I’ve not written here in awhile; haven’t had spirituality on my mind very much lately. That may sound odd, and even alarming to some… but it’s the truth. After finally reaching a point of contentment with my spirituality and what I think about the world… I stopped needing to obsess about it. By obsess about, I mean spend many hours reading, researching, and writing about something. That’s how I tackle a new thing. Spirituality got put on the back burner while I focused on diet and health for awhile. Now my mind has begun to turn back towards thinking about spirituality again.

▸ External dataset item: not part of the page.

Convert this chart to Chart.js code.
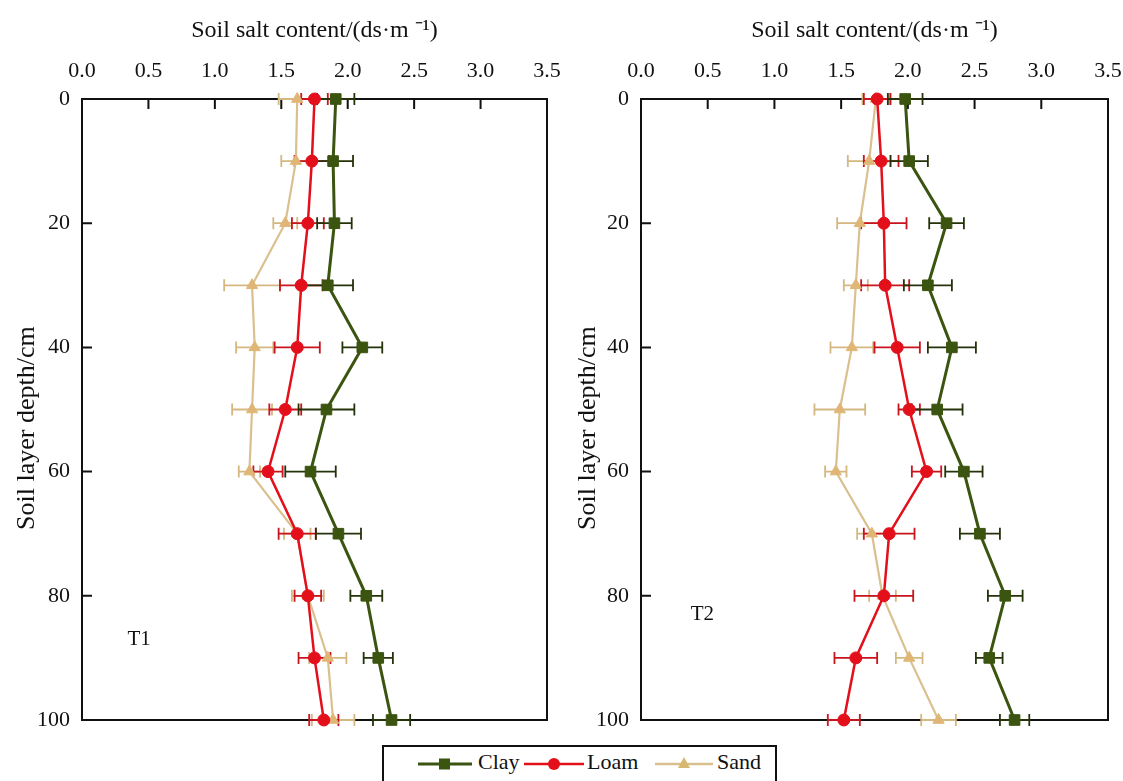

I’m still not sure where to start or how to go about things. I seek the connection of a spiritual community and the connection with the universe that comes with spiritual experiences. But I’m not brave and bold about paganism yet. I’m not brave and bold period. But I’m trying. My focus on diet and health has brought me closer to living naturally and in harmony with the world. The more I live this way, the more it becomes important to me – even feels like a huge part of who I am. I’m currently living in an apartment and don’t have access to a garden, backyard, or any bit of land to call my own. Once Spring arrives and clears away the snow I’ll be able to go back to local parks and enjoy Nature again. I can’t wait. I’ve missed green things and earth so much this winter. I need sunshine, dirt, and green stuff to thrive. I’ve always been a person of the Earth. As a child I made beds out of moss, climbed trees, swam in the ocean and lakes, dug in the dirt, and ran barefoot on the grass.
I love the Earth.
That phrase is overused and “hip”… but I sincerely mean it. The more I understand what humanity has done to the Earth, the more angry and sad I become. Caring for our environment should come naturally to us. Instead, “Environmentalism” is something the crazy liberals obsess about (I am one of those crazy liberals). It’s crazy. Not destroying our home world isn’t something we should be fighting over. Ugh. But that’s another post for another time.